## begin
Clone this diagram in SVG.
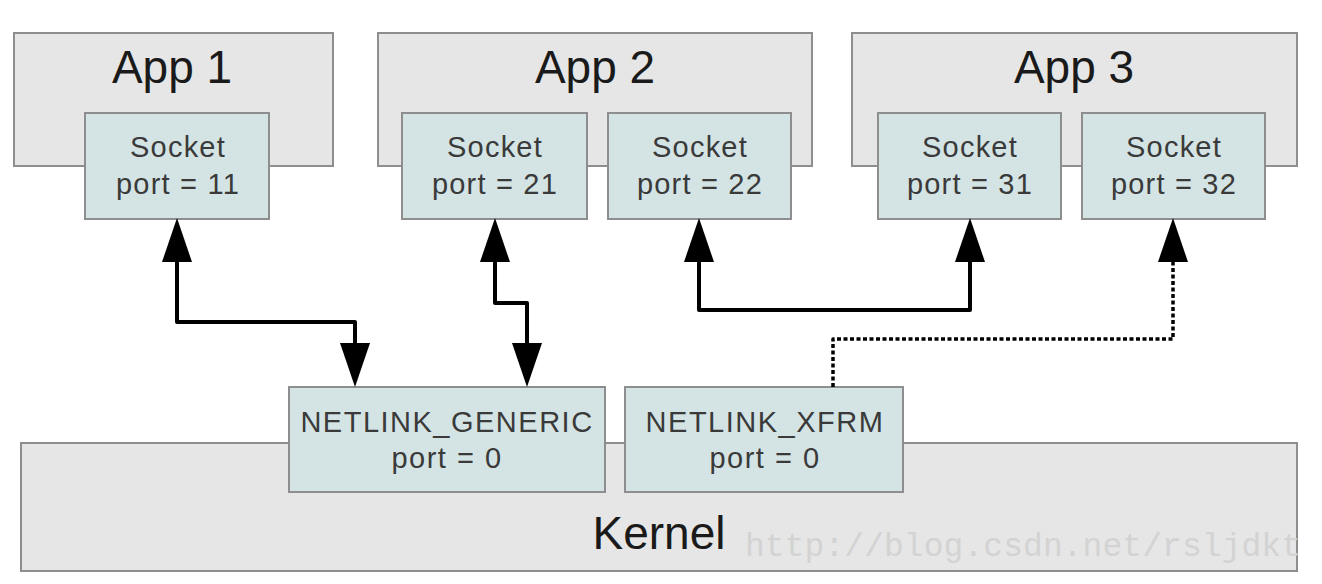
<svg xmlns="http://www.w3.org/2000/svg" width="1322" height="584" viewBox="0 0 1322 584">
<style>
.big{fill:#e6e6e6;stroke:#8e8e8e;stroke-width:2}
.sock{fill:#d4e4e4;stroke:#8e8e8e;stroke-width:2}
.title{font-family:"Liberation Sans",Arial,sans-serif;font-size:46px;fill:#1a1a1a;text-anchor:middle}
.lbl{font-family:"Liberation Sans",Arial,sans-serif;font-size:29px;fill:#3a3a3a;text-anchor:middle;letter-spacing:1.2px}
.nl{font-family:"Liberation Sans",Arial,sans-serif;font-size:29px;fill:#3a3a3a;text-anchor:middle;letter-spacing:1.5px}
.conn{fill:none;stroke:#000;stroke-width:4;stroke-linejoin:round}
.dot{stroke-dasharray:4 2.5;stroke-width:3.5}
.wm{font-family:"Liberation Mono","Courier New",monospace;font-size:33px;fill:#d3d3d3}
</style>
<defs>
<marker id="ah" markerUnits="userSpaceOnUse" markerWidth="46" markerHeight="32" viewBox="0 -16 46 32" refX="0" refY="0" orient="auto-start-reverse">
<path d="M0,-15 L44,0 L0,15 z" fill="#000"/>
</marker>
</defs>
<g id="kernel">
<rect class="big" x="21" y="443" width="1276" height="128"/>
<text class="title" x="659" y="549">Kernel</text>
<text class="wm" x="745" y="556" textLength="556" lengthAdjust="spacing">http://blog.csdn.net/rsljdkt</text>
</g>
<g id="app1">
<rect class="big" x="14" y="33" width="319" height="133"/>
<text class="title" x="172" y="83">App 1</text>
</g>
<g id="app2">
<rect class="big" x="378" y="33" width="434" height="133"/>
<text class="title" x="595" y="83">App 2</text>
</g>
<g id="app3">
<rect class="big" x="852" y="33" width="445" height="133"/>
<text class="title" x="1074" y="83">App 3</text>
</g>
<g id="sock11">
<rect class="sock" x="85" y="113" width="184" height="106"/>
<text class="lbl" x="178" y="157">Socket</text>
<text class="lbl" x="178" y="194">port = 11</text>
</g>
<g id="sock21">
<rect class="sock" x="402" y="113" width="185" height="106"/>
<text class="lbl" x="495" y="157">Socket</text>
<text class="lbl" x="495" y="194">port = 21</text>
</g>
<g id="sock22">
<rect class="sock" x="608" y="113" width="183" height="106"/>
<text class="lbl" x="700" y="157">Socket</text>
<text class="lbl" x="700" y="194">port = 22</text>
</g>
<g id="sock31">
<rect class="sock" x="878" y="113" width="183" height="106"/>
<text class="lbl" x="970" y="157">Socket</text>
<text class="lbl" x="970" y="194">port = 31</text>
</g>
<g id="sock32">
<rect class="sock" x="1082" y="113" width="183" height="106"/>
<text class="lbl" x="1174" y="157">Socket</text>
<text class="lbl" x="1174" y="194">port = 32</text>
</g>
<g id="nl_generic">
<rect class="sock" x="289" y="387" width="316" height="105"/>
<text class="nl" x="447" y="432">NETLINK_GENERIC</text>
<text class="nl" x="447" y="468">port = 0</text>
</g>
<g id="nl_xfrm">
<rect class="sock" x="625" y="387" width="278" height="105"/>
<text class="nl" x="765" y="432">NETLINK_XFRM</text>
<text class="nl" x="765" y="468">port = 0</text>
</g>
<g id="connectors">
<path class="conn" d="M177,262 V322 H355 V343" marker-start="url(#ah)" marker-end="url(#ah)"/>
<path class="conn" d="M495,262 V303 H527 V343" marker-start="url(#ah)" marker-end="url(#ah)"/>
<path class="conn" d="M699,262 V310 H970 V262" marker-start="url(#ah)" marker-end="url(#ah)"/>
<path class="conn dot" d="M833,387 V339 H1173 V262" marker-end="url(#ah)"/>
</g>
</svg>
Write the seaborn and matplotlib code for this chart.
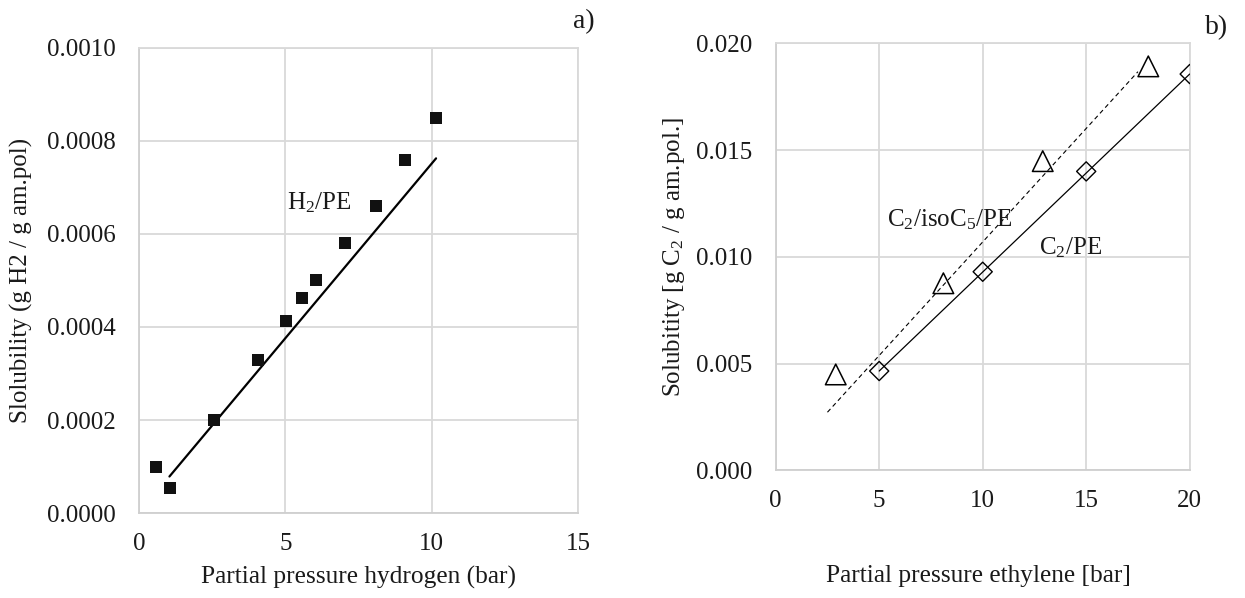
import matplotlib
matplotlib.use("Agg")
import matplotlib.pyplot as plt
import seaborn as sns
import pandas as pd

# ---- data: panel a) hydrogen solubility ----
h2_pressure = [0.57, 1.06, 2.56, 4.08, 5.03, 5.56, 6.06, 7.04, 8.10, 9.10, 10.14]
h2_solubility = [0.000100, 0.000055, 0.000200, 0.000330, 0.000413, 0.000463,
                 0.000500, 0.000581, 0.000659, 0.000758, 0.000848]
h2_fit_x = [1.04, 10.15]
h2_fit_y = [0.000079, 0.000762]

# ---- data: panel b) ethylene solubility ----
c2_pe_pressure = [5.0, 10.0, 15.0, 20.0]
c2_pe_solubility = [0.00465, 0.00930, 0.01400, 0.01856]
c2_pe_fit_x = [5.0, 20.0]
c2_pe_fit_y = [0.00465, 0.01856]

c2_iso_pressure = [2.9, 8.1, 12.9, 18.0]
c2_iso_solubility = [0.00449, 0.00876, 0.01448, 0.01892]
c2_iso_fit_x = [2.5, 17.5]
c2_iso_fit_y = [0.00272, 0.01867]

a_xticks = [0, 5, 10, 15]
a_yticks = [0.0000, 0.0002, 0.0004, 0.0006, 0.0008, 0.0010]
b_xticks = [0, 5, 10, 15, 20]
b_yticks = [0.000, 0.005, 0.010, 0.015, 0.020]

sns.set_theme(style="white")
plt.rcParams['font.family'] = ['Liberation Serif', 'DejaVu Serif']
plt.rcParams['mathtext.fontset'] = 'custom'
plt.rcParams['mathtext.rm'] = 'Liberation Serif'
plt.rcParams['mathtext.it'] = 'Liberation Serif:italic'

FS = 18
TXT = '#1a1a1a'
GRID = '#d9d9d9'

fig = plt.figure(figsize=(12.45, 5.98), dpi=100)
ax1 = fig.add_axes([139/1245, 1-513.3/598, (578-139)/1245, (513.3-47.5)/598])
ax2 = fig.add_axes([775.7/1245, 1-470.3/598, (1189.7-775.7)/1245, (470.3-43.3)/598])

df_a = pd.DataFrame({'p': h2_pressure, 's': h2_solubility})
df_afit = pd.DataFrame({'p': h2_fit_x, 's': h2_fit_y})
sns.lineplot(data=df_afit, x='p', y='s', ax=ax1, color='black', lw=1.6, zorder=3)
sns.scatterplot(data=df_a, x='p', y='s', ax=ax1, marker='s', s=75,
                color='#111111', edgecolor='none', zorder=4)

df_b1 = pd.DataFrame({'p': c2_pe_pressure, 's': c2_pe_solubility})
df_b1fit = pd.DataFrame({'p': c2_pe_fit_x, 's': c2_pe_fit_y})
df_b2 = pd.DataFrame({'p': c2_iso_pressure, 's': c2_iso_solubility})
df_b2fit = pd.DataFrame({'p': c2_iso_fit_x, 's': c2_iso_fit_y})
sns.lineplot(data=df_b1fit, x='p', y='s', ax=ax2, color='black', lw=0.9, zorder=3)
sns.lineplot(data=df_b2fit, x='p', y='s', ax=ax2, color='black', lw=0.8,
             linestyle=(0, (4, 3)), zorder=3)
sns.scatterplot(data=df_b1, x='p', y='s', ax=ax2, marker='D', s=95,
                facecolor='none', edgecolor='black', linewidth=1.0, zorder=4)
sns.scatterplot(data=df_b2, x='p', y='s', ax=ax2, marker='^', s=220,
                facecolor='none', edgecolor='black', linewidth=1.1, zorder=4)

for ax, xt, yt, xl, yl in [(ax1, a_xticks, a_yticks, (0, 15), (0, 0.001)),
                           (ax2, b_xticks, b_yticks, (0, 20), (0, 0.020))]:
    ax.set_xlim(*xl)
    ax.set_ylim(*yl)
    ax.set_xticks(xt)
    ax.set_yticks(yt)
    ax.grid(True, color=GRID, lw=1.3)
    ax.set_axisbelow(True)
    for sp in ax.spines.values():
        sp.set_color(GRID)
        sp.set_linewidth(1.3)
    ax.spines['left'].set_color('#cfcfcf')
    ax.spines['bottom'].set_color('#cfcfcf')
    ax.tick_params(axis='both', length=0, labelsize=FS, labelcolor=TXT)
    ax.tick_params(axis='y', pad=17)
    ax.tick_params(axis='x', pad=14)

ax1.set_yticklabels([f"{v:.4f}" for v in a_yticks])
ax2.set_yticklabels([f"{v:.3f}" for v in b_yticks])

ax1.set_xlabel("Partial pressure hydrogen (bar)", fontsize=FS + 0.3, color=TXT)
ax1.set_ylabel("Slolubility (g H2 / g am.pol)", fontsize=FS, color=TXT)
ax2.set_xlabel("Partial pressure ethylene [bar]", fontsize=FS + 0.3, color=TXT)
ax2.set_ylabel(r"Solubitity [g C$_2$ / g am.pol.]", fontsize=FS, color=TXT)
ax1.xaxis.set_label_coords(0.5, -0.112)
ax1.yaxis.set_label_coords(-0.241, 0.5)
ax2.xaxis.set_label_coords(0.49, -0.222)
ax2.yaxis.set_label_coords(-0.214, 0.5)

ax1.text(5.05, 0.000652, r"H$_2$/PE", fontsize=FS, color=TXT, va='baseline', ha='left')
ax2.text(5.36, 0.01144, r"C$_2$/isoC$_5$/PE", fontsize=FS, color=TXT, va='baseline', ha='left')
ax2.text(12.73, 0.01013, r"C$_2$/PE", fontsize=FS, color=TXT, va='baseline', ha='left')

fig.text(584/1245, 1-22/598, "a)", fontsize=FS + 2, color=TXT, ha='center', va='center')
fig.text(1217/1245, 1-28/598, "b)", fontsize=FS + 2, color=TXT, ha='center', va='center')

fig.savefig("out.png", dpi=100)
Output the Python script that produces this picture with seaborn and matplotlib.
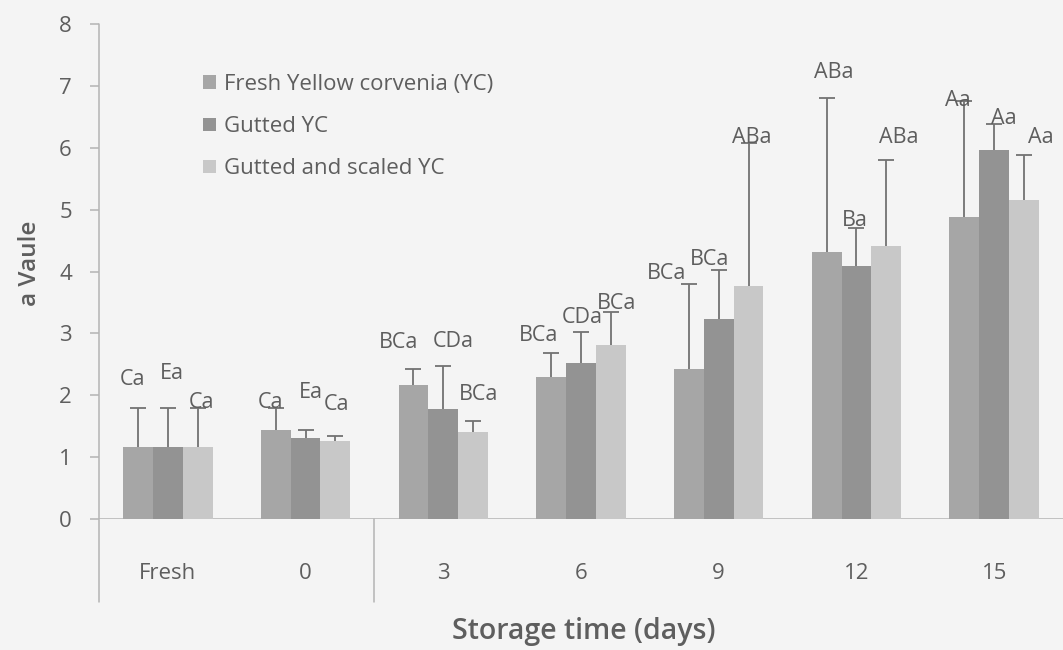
## end
● EXERCISE REQUIREMENTS
Make an exact copy of the lines from the one with "Write the seaborn" through the one with "import pandas as pd", both ends in, and nothing else. Drop every picture.

● FULL OUTPUT
Write the seaborn and matplotlib code for this chart.
import matplotlib
matplotlib.use("Agg")
import matplotlib.pyplot as plt
import seaborn as sns
import pandas as pd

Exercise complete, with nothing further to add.